Write the records below out in full, character for character, with no pictures.

-- START EXERCISE INPUTS --

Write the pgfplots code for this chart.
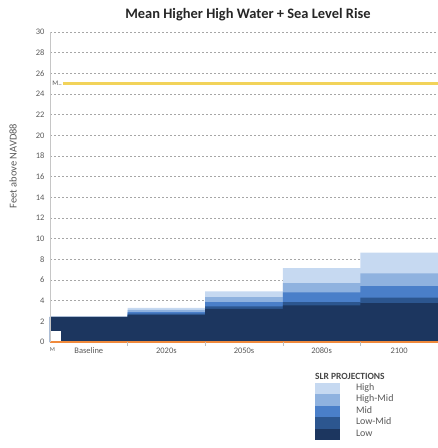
\documentclass[border=0pt]{standalone}
\usepackage{pgfplots}
\pgfplotsset{compat=1.18}
\usepackage{pgfplotstable}
\usepackage{fontspec}
\setmainfont{Carlito}
\definecolor{cHigh}{HTML}{C6D9F1}
\definecolor{cHighMid}{HTML}{8FB2DF}
\definecolor{cMid}{HTML}{4A7FC9}
\definecolor{cLowMid}{HTML}{2C568F}
\definecolor{cLow}{HTML}{1C365F}
\definecolor{cYellow}{HTML}{F2D35A}
\definecolor{cOrange}{HTML}{F08A3C}
\definecolor{cText}{HTML}{595959}
\definecolor{cGrid}{HTML}{A6A6A6}
\pgfplotstableread{
x Low LowMid Mid HighMid High
0 2.42 2.42 2.42 2.42 2.42
1 2.60 2.75 2.90 3.10 3.30
2 3.20 3.45 3.85 4.35 4.90
3 3.55 3.85 4.80 5.70 7.15
4 3.75 4.30 5.40 6.65 8.65
5 3.75 4.30 5.40 6.65 8.65
}\slr
\begin{document}
\begin{tikzpicture}
\useasboundingbox (0,0) rectangle (438bp,448bp);
\begin{axis}[
  at={(50bp,106bp)}, anchor=origin,
  scale only axis, width=388bp, height=310bp,
  xmin=0, xmax=5, ymin=0, ymax=30,
  clip=false,
  axis line style={draw=none},
  ytick={0,2,...,30},
  ymajorgrids=true,
  y grid style={draw=cGrid, line width=0.8bp, dash pattern=on 2bp off 2bp},
  ytick style={draw=none},
  xtick={0.5,1.5,2.5,3.5,4.5},
  xticklabels={Baseline,2020s,2050s,2080s,2100},
  xtick style={draw=none},
  xtick pos=bottom, ytick pos=left,
  tick label style={font=\fontsize{8.5}{9}\selectfont, text=cText},
  yticklabel style={/pgf/number format/assume math mode=true, xshift=-2bp},
  xticklabel style={yshift=-2bp},
  legend style={at={(0.683,-0.132)}, anchor=north west, draw=none, fill=none,
    inner sep=0pt, outer sep=0pt, row sep=0pt,
    font=\fontsize{10}{11}\selectfont, text=cText,
    nodes={inner sep=0pt, text height=7.5bp, text depth=3.9bp},
    /tikz/every odd column/.append style={column sep=16bp}},
  legend image code/.code={\fill[#1] (0bp,-5.7bp) rectangle (25bp,5.7bp);},
  legend cell align=left,
]
\addplot [const plot, fill=cHigh, draw=none] table [x=x, y=High] {\slr} \closedcycle;
\addlegendentry{High}
\addplot [const plot, fill=cHighMid, draw=none] table [x=x, y=HighMid] {\slr} \closedcycle;
\addlegendentry{High-Mid}
\addplot [const plot, fill=cMid, draw=none] table [x=x, y=Mid] {\slr} \closedcycle;
\addlegendentry{Mid}
\addplot [const plot, fill=cLowMid, draw=none] table [x=x, y=LowMid] {\slr} \closedcycle;
\addlegendentry{Low-Mid}
\addplot [const plot, fill=cLow, draw=none] table [x=x, y=Low] {\slr} \closedcycle;
\addlegendentry{Low}
\addplot [cYellow, line width=3bp, forget plot] coordinates {(0,25) (5,25)};
\addplot [cOrange, line width=1.4bp, forget plot] coordinates {(0,0) (5,0)};
\draw[gray!45, line width=0.8pt] (axis cs:0,0) -- (axis cs:0,30);
\pgfplotsinvokeforeach{1,2,3,4}{\draw[gray!50, line width=0.6pt] (axis cs:#1,0) -- ++(0,-4bp);}
\node[anchor=west, fill=white, inner sep=1bp, font=\fontsize{7}{7}\selectfont, text=cText] at (axis cs:0.015,25) {M..};
\node[anchor=south west, fill=white, inner sep=0pt, minimum width=10bp, minimum height=10bp] at (axis cs:0.008,0.05) {};
\node[anchor=south, inner sep=0pt, font=\fontsize{6}{6}\selectfont, text=cText] at (axis cs:0.03,-0.95) {M};
\node[anchor=west, inner sep=0pt, font=\bfseries\fontsize{9.5}{10}\selectfont, text=cText!80!black] at (rel axis cs:0.683,-0.11) {SLR PROJECTIONS};
\end{axis}
\node[font=\bfseries\fontsize{14.5}{16}\selectfont, text=black!85] at (248bp,433bp) {Mean Higher High Water + Sea Level Rise};
\node[rotate=90, font=\fontsize{10.5}{11}\selectfont, text=cText] at (13bp,282bp) {Feet above NAVD88};
\end{tikzpicture}
\end{document}
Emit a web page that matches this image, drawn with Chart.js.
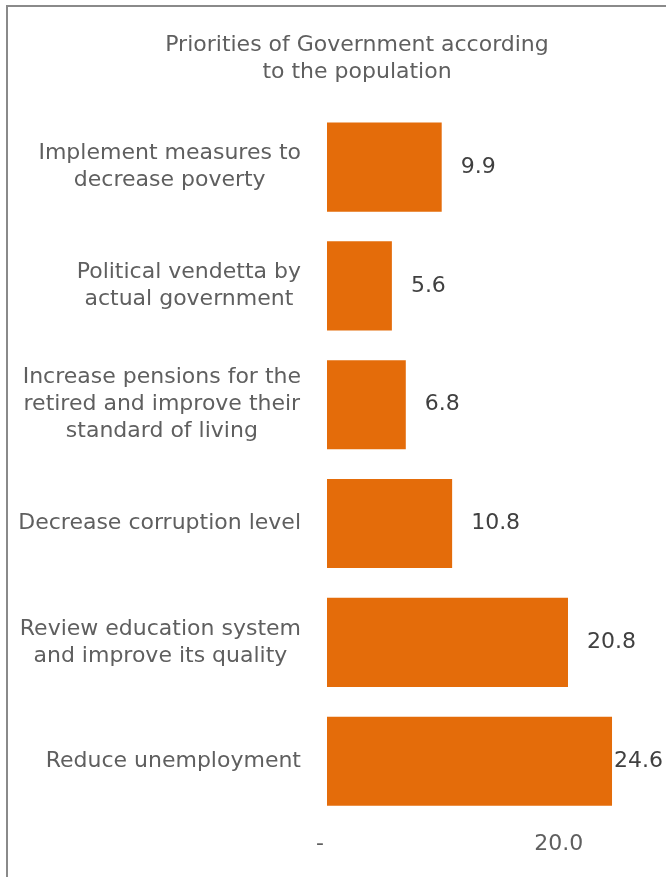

-- END EXERCISE INPUTS --

> [TASK SOLUTION]
Write the pgfplots code for this chart.
\documentclass[border=0pt]{standalone}
\usepackage{pgfplots}
\pgfplotsset{compat=1.18}
\usepackage{pgfplotstable}
\usepackage{fontspec}
\setmainfont{Carlito}
\definecolor{cHigh}{HTML}{C6D9F1}
\definecolor{cHighMid}{HTML}{8FB2DF}
\definecolor{cMid}{HTML}{4A7FC9}
\definecolor{cLowMid}{HTML}{2C568F}
\definecolor{cLow}{HTML}{1C365F}
\definecolor{cYellow}{HTML}{F2D35A}
\definecolor{cOrange}{HTML}{F08A3C}
\definecolor{cText}{HTML}{595959}
\definecolor{cGrid}{HTML}{A6A6A6}
\pgfplotstableread{
x Low LowMid Mid HighMid High
0 2.42 2.42 2.42 2.42 2.42
1 2.60 2.75 2.90 3.10 3.30
2 3.20 3.45 3.85 4.35 4.90
3 3.55 3.85 4.80 5.70 7.15
4 3.75 4.30 5.40 6.65 8.65
5 3.75 4.30 5.40 6.65 8.65
}\slr
\begin{document}
\begin{tikzpicture}
\useasboundingbox (0,0) rectangle (438bp,448bp);
\begin{axis}[
  at={(50bp,106bp)}, anchor=origin,
  scale only axis, width=388bp, height=310bp,
  xmin=0, xmax=5, ymin=0, ymax=30,
  clip=false,
  axis line style={draw=none},
  ytick={0,2,...,30},
  ymajorgrids=true,
  y grid style={draw=cGrid, line width=0.8bp, dash pattern=on 2bp off 2bp},
  ytick style={draw=none},
  xtick={0.5,1.5,2.5,3.5,4.5},
  xticklabels={Baseline,2020s,2050s,2080s,2100},
  xtick style={draw=none},
  xtick pos=bottom, ytick pos=left,
  tick label style={font=\fontsize{8.5}{9}\selectfont, text=cText},
  yticklabel style={/pgf/number format/assume math mode=true, xshift=-2bp},
  xticklabel style={yshift=-2bp},
  legend style={at={(0.683,-0.132)}, anchor=north west, draw=none, fill=none,
    inner sep=0pt, outer sep=0pt, row sep=0pt,
    font=\fontsize{10}{11}\selectfont, text=cText,
    nodes={inner sep=0pt, text height=7.5bp, text depth=3.9bp},
    /tikz/every odd column/.append style={column sep=16bp}},
  legend image code/.code={\fill[#1] (0bp,-5.7bp) rectangle (25bp,5.7bp);},
  legend cell align=left,
]
\addplot [const plot, fill=cHigh, draw=none] table [x=x, y=High] {\slr} \closedcycle;
\addlegendentry{High}
\addplot [const plot, fill=cHighMid, draw=none] table [x=x, y=HighMid] {\slr} \closedcycle;
\addlegendentry{High-Mid}
\addplot [const plot, fill=cMid, draw=none] table [x=x, y=Mid] {\slr} \closedcycle;
\addlegendentry{Mid}
\addplot [const plot, fill=cLowMid, draw=none] table [x=x, y=LowMid] {\slr} \closedcycle;
\addlegendentry{Low-Mid}
\addplot [const plot, fill=cLow, draw=none] table [x=x, y=Low] {\slr} \closedcycle;
\addlegendentry{Low}
\addplot [cYellow, line width=3bp, forget plot] coordinates {(0,25) (5,25)};
\addplot [cOrange, line width=1.4bp, forget plot] coordinates {(0,0) (5,0)};
\draw[gray!45, line width=0.8pt] (axis cs:0,0) -- (axis cs:0,30);
\pgfplotsinvokeforeach{1,2,3,4}{\draw[gray!50, line width=0.6pt] (axis cs:#1,0) -- ++(0,-4bp);}
\node[anchor=west, fill=white, inner sep=1bp, font=\fontsize{7}{7}\selectfont, text=cText] at (axis cs:0.015,25) {M..};
\node[anchor=south west, fill=white, inner sep=0pt, minimum width=10bp, minimum height=10bp] at (axis cs:0.008,0.05) {};
\node[anchor=south, inner sep=0pt, font=\fontsize{6}{6}\selectfont, text=cText] at (axis cs:0.03,-0.95) {M};
\node[anchor=west, inner sep=0pt, font=\bfseries\fontsize{9.5}{10}\selectfont, text=cText!80!black] at (rel axis cs:0.683,-0.11) {SLR PROJECTIONS};
\end{axis}
\node[font=\bfseries\fontsize{14.5}{16}\selectfont, text=black!85] at (248bp,433bp) {Mean Higher High Water + Sea Level Rise};
\node[rotate=90, font=\fontsize{10.5}{11}\selectfont, text=cText] at (13bp,282bp) {Feet above NAVD88};
\end{tikzpicture}
\end{document}
Emit a web page that matches this image, drawn with Chart.js.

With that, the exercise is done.